Q: Awesome. You talked a little bit about active learning, right? When you actually advocate for an AI lifecycle, what kind of pitfalls and gotchas do you need to look out for? What do customers need to watch out for?
A: I’ll use the analogy of a parent. As a parent, you're watching your kids grow up and learn things for themselves. The first time you send your kid off to school, you ask yourself, do they need to know how to handle every situation that's going to come up? As parents, we have a tendency to worry about that a little bit too much, right?
We underestimate the resilience of our kids. It's very much like that as a model developer. We're like very proud parents. But we don't want to let go of our kids until they're perfect. So, the first challenge there is just recognizing that just like a parent, if you hang on forever, your kids will never be perfect.
As a data scientist, if you hang on to your models too long, they will not get to be perfect because they have to experience the real world. They have to fail in a controlled context, to be able to learn how to handle that. I'd start just by saying, the first pitfall we find is customers or partners or data scientists who just won't let go until things are perfect.
We all often find ourselves just needing to explain to customers, that's not a realistic standard. People who are succeeding with AI are okay with some degree of imprecision, some degree of mistakes, because guess what, your people who you trust and you put a lot of faith in making mistakes, too.

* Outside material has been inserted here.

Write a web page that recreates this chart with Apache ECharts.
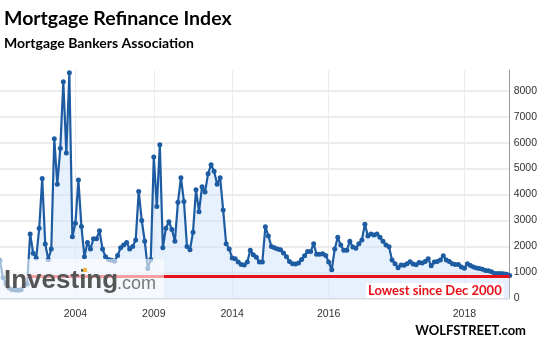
<!DOCTYPE html>
<html><head><meta charset="utf-8">
<script src="https://cdn.jsdelivr.net/npm/echarts@6/dist/echarts.min.js"></script>
<style>html,body{margin:0;padding:0;background:#fff}#c{width:540px;height:347px}</style>
</head><body><div id="c"></div>
<script>
// Mortgage Refinance Index (MBA), sampled evenly along the chart
const refiValues = [
1450,800,550,400,330,320,310,330,500,550,
2480,1740,1550,2700,4620,2090,1500,1900,6150,4400,
5780,8350,5600,8690,2370,2890,4560,2770,1600,2150,
1900,2300,2300,2600,1900,1600,1500,1470,1430,1650,
1950,2050,2150,1900,2000,2250,4120,3000,2200,1150,
1500,5450,3540,5920,1950,2700,2950,2650,2200,3700,
4650,3730,2000,1870,2550,4180,3340,4300,4100,4800,
5150,4900,4400,4650,3400,2100,1900,1550,1520,1400,
1300,1280,1400,1850,1680,1580,1400,1400,2760,2400,
2000,1950,1900,1870,1750,1600,1420,1330,1320,1360,
1500,1640,1800,1800,2100,1700,1700,1720,1650,1400,
1100,1900,2350,2050,1850,1850,2200,1980,1930,2100,
2250,2850,2400,2480,2440,2480,2350,2200,2050,1990,
1480,1330,1180,1280,1270,1330,1410,1320,1290,1380,
1360,1420,1520,1250,1400,1420,1480,1640,1480,1420,
1330,1300,1300,1210,1160,1330,1260,1210,1170,1150,
1120,1070,1060,1020,960,960,960,950,930,880
];
const categories = refiValues.map((_, i) => String(i));
const yearLabels = ['2004', '2009', '2014', '2016', '2018'];
const yearLabelIdx = [25, 51, 77, 109, 154];
const yTicks = [0, 1000, 2000, 3000, 4000, 5000, 6000, 7000, 8000];
const lowestLevel = 860;
const lowestStartIdx = 9;

const chart = echarts.init(document.getElementById('c'));
const isYearIdx = (idx) => yearLabelIdx.indexOf(idx) >= 0;

chart.setOption({
  animation: false,
  backgroundColor: '#fff',
  grid: { left: 0, top: 70, width: 510, height: 228.3, containLabel: false },
  xAxis: {
    type: 'category',
    data: categories,
    boundaryGap: false,
    axisLine: { show: true, lineStyle: { color: '#d8dde6', width: 1 } },
    axisTick: { show: false },
    axisLabel: {
      interval: (idx) => isYearIdx(idx),
      formatter: (v, idx) => { const k = yearLabelIdx.indexOf(Number(v)); return k >= 0 ? yearLabels[k] : ''; },
      color: '#333', fontSize: 10.5, fontFamily: 'Liberation Sans', margin: 10
    },
    splitLine: { show: true, interval: (idx) => isYearIdx(idx), lineStyle: { color: '#ececec', width: 1 } }
  },
  yAxis: {
    type: 'value',
    position: 'right',
    min: 0, max: 8800, interval: 1000,
    axisLine: { show: true, lineStyle: { color: '#9a9a9a', width: 1 } },
    axisTick: { show: false },
    axisLabel: {
      showMaxLabel: false,
      formatter: (v) => (yTicks.indexOf(v) >= 0 ? String(v) : ''),
      color: '#333', fontSize: 10.5, fontFamily: 'Liberation Sans', margin: 4
    },
    splitLine: { show: true, showMaxLine: false, lineStyle: { color: '#e6e6e6', width: 1.5 } }
  },
  series: [{
    type: 'line',
    data: refiValues,
    symbol: 'circle',
    symbolSize: 5,
    showSymbol: true,
    showAllSymbol: true,
    lineStyle: { color: '#1d5ca2', width: 2.2 },
    itemStyle: { color: '#1d5ca2' },
    areaStyle: { color: 'rgba(205,227,250,0.7)' },
    z: 3,
    markLine: {
      silent: true,
      symbol: ['none', 'none'],
      label: { show: false },
      lineStyle: { color: '#e8101a', width: 3, type: 'solid' },
      data: [[
        { coord: [categories[lowestStartIdx], lowestLevel] },
        { coord: [categories[categories.length - 1], lowestLevel] }
      ]]
    }
  }],
  graphic: [
    { type: 'text', left: 4, top: 9, z: 10,
      style: { text: 'Mortgage Refinance Index', font: 'bold 19.5px Lato', fill: '#000' } },
    { type: 'text', left: 4, top: 36, z: 10,
      style: { text: 'Mortgage Bankers Association', font: 'bold 14px Lato', fill: '#000' } },
    { type: 'rect', z: 20, shape: { x: 0, y: 259, width: 164, height: 39 },
      style: { fill: 'rgba(255,255,255,0.6)' } },
    { type: 'text', z: 21, x: 4, y: 281,
      style: { text: 'Investing', font: 'bold 26px Liberation Sans', fill: '#555', verticalAlign: 'middle' } },
    { type: 'text', z: 21, x: 117, y: 284,
      style: { text: '.com', font: '18px Liberation Sans', fill: '#777', verticalAlign: 'middle' } },
    { type: 'rect', z: 22, shape: { x: 83, y: 268, width: 4, height: 4 }, style: { fill: '#f3b844' } },
    { type: 'text', z: 21, x: 366, y: 283,
      style: { text: 'Lowest since Dec 2000', font: 'bold 13px Lato', fill: '#e8101a',
               backgroundColor: '#fff', padding: [1, 2, 1, 2] } },
    { type: 'text', z: 21, right: 14, top: 324,
      style: { text: 'WOLFSTREET.com', font: 'bold 13px Lato', fill: '#000' } }
  ]
});
</script>
</body></html>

That's how we learn. Don't set that kind of unrealistic expectation. I think because of the way that traditional software works, people set expectations that machines always do things right. But the reality is, our goal is to replicate with AI that human judgment and learning process. That requires having comfortability with shipping and knowing it's gonna make some mistakes sometimes. How do we educate the humans that are going to be interacting with this? How do we educate them to be good partners with technology? Pairing the two together and setting realistic expectations and then rolling it out in a controlled way where that initial failure and initial learning is constructive and manageable.